# Lizards on southwest java, Indonesia



## Oleo251 (May 10, 2006)

I need to find out what types of lizards might liveon and island off the southwest coast of Java. Does anybody know what species could possibly be there? if not, can anybody point me to a dataase for information on the issue. Ultimately I needto find birth and death rates for small lizards in this area. 
Thanks


----------



## peterescue (May 10, 2006)

You need to be more specific. Which island.

Do you mean Cocos Island or Christmas Island per chance?
If so, you'll find info in Cogger's.


----------



## JasonL (May 10, 2006)

Look at Mike Swan Herp Books, there are heaps of books herps of indo. and a new one on Bali herps.


----------



## peterescue (May 10, 2006)

http://www.mikeswanherpbooks.com.au/


----------



## Hickson (May 10, 2006)

They'll probbaly be the same as those found on the western end of Java, eastern end of Sumatra. That's where the lizards found on Krakatoa originated.



Hix


----------



## Oleo251 (May 11, 2006)

More specifically, Tinjil island, off the coast on southwest java. I need to find out what kind of small lizards there are and how accessible they are to monkey predation, also how resilient a species they are and average birth/death rates in similar environments. Thanks for the responses mates. 
Elliot


----------



## Hickson (May 11, 2006)

I just looked at a map, and I'd say definitely Javan species. But which I couldn't say.



Hix


----------



## Oleo251 (May 12, 2006)

Are there any internet/academic herpetological databases i could look in?
thanks,
Elliot


----------



## Hickson (May 12, 2006)

Not that I can think of.

Why do you need to find this information?



Hix


----------



## mciver (May 12, 2006)

Yeah I'm with Hixy, why do you need to find this information? Just interested, as it is fairly geo specific.
Are you at Uni?, and if so are you a currently enrolled student? If you are you can search any number of specialist databases via the library. You could also do the obvious and use the library catalogue to search for a book/s if you are enrolled. Without knowing your age, peer group or location I can't say much else, however if you have a friend who is enrolled at a uni you could get them to do an online search for you.

Good luck & Best regards
Paul


----------



## JasonL (May 12, 2006)

You may need to go on a holiday.


----------



## NCHERPS (May 12, 2006)

If you can find the specific species or subspecies name/s of the lizard species on that island, you could check the Cites lists and the redlist, sometimes if they are Appendix 1 species, they give a short description of why they were considered endangered enough to add to that list. Links below:
http://www.redlist.org/
http://www.cites.org/

Failing that try contacting J. Pamungkas or Dr. D. Sajuthi at Primate Research Centre at the Institut Pertanian Bogor, Bogor, Indonesia, they might be able to answer your question in regards the Primates and wether they do predate on the lizard species, and who if anyone has been studying the reptile fauna on the island.

Hope it helps.

Good luck!

Neil


----------



## Hickson (May 12, 2006)

Neil,

Looks like you and I have been looking at the same website. 
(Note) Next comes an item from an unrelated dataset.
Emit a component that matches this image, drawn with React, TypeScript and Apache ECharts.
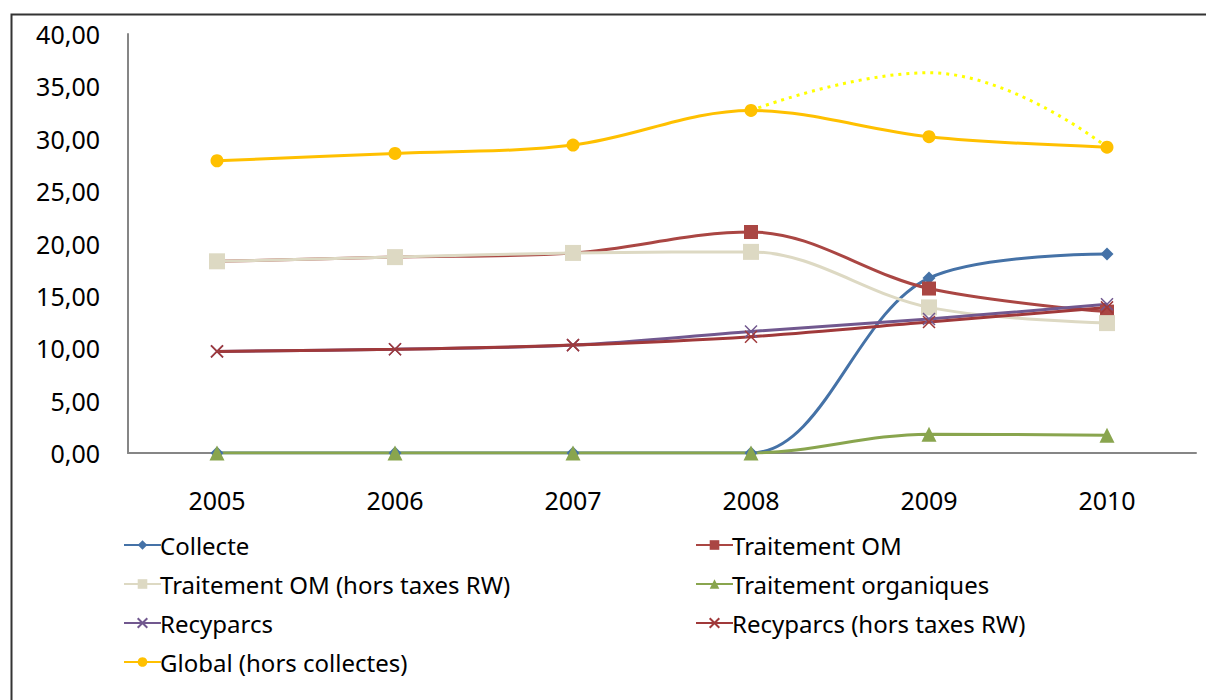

Unfortunately, I have a feeling that if anyone has done research into the lizards of Tinjil, it's in a single paper published in some obscure journal - like the Records of the Lansing Museum. I'm pretty sure there won't be a book on it.

If you have access to the Zoological Record on CDROM, you may should be able to get a list of all papers with Tinjil Island in their title (or as keywords).



Hix

(*Note:* I don't know if there is a publication titled Records of the Lansing Museum, nor if it is obscure. It was meant as an example, and any resemblance to a publication - either real or fictional - is purely coincidental)


----------



## Oleo251 (May 14, 2006)

Yeah, i'm working on a mathematical model of mokey predation of lizards for the island and I'd like to get some preliminary data or at least an idea of what species i'll be dealing with so i c an correctly identify them when I get to indonesia. Mciver, I'm at the University of Washington, but I'm not in herpetology and don't know of any specialized databases. i've been looking at random ecological databases, and getting no results. Which databases would you suggest?
Thanks for all the help guys,
Elliot

p.s. I'm actually going to be working with other students from the primate institute in bogor. cool.


----------



## Hickson (May 16, 2006)

Does none of your contacts at the University (e.g. Randy Kyes) know what reptiles are there?

If he doesn't know of published works, I doubt there are any in existence. You'd be better of looking at a book on the Reptiles of Java and extrapolating from there.



HIx


----------



## AGAMIDAE (May 16, 2006)

also you could contact your museum, although its in Australia they do hold alot of info on near by countries


----------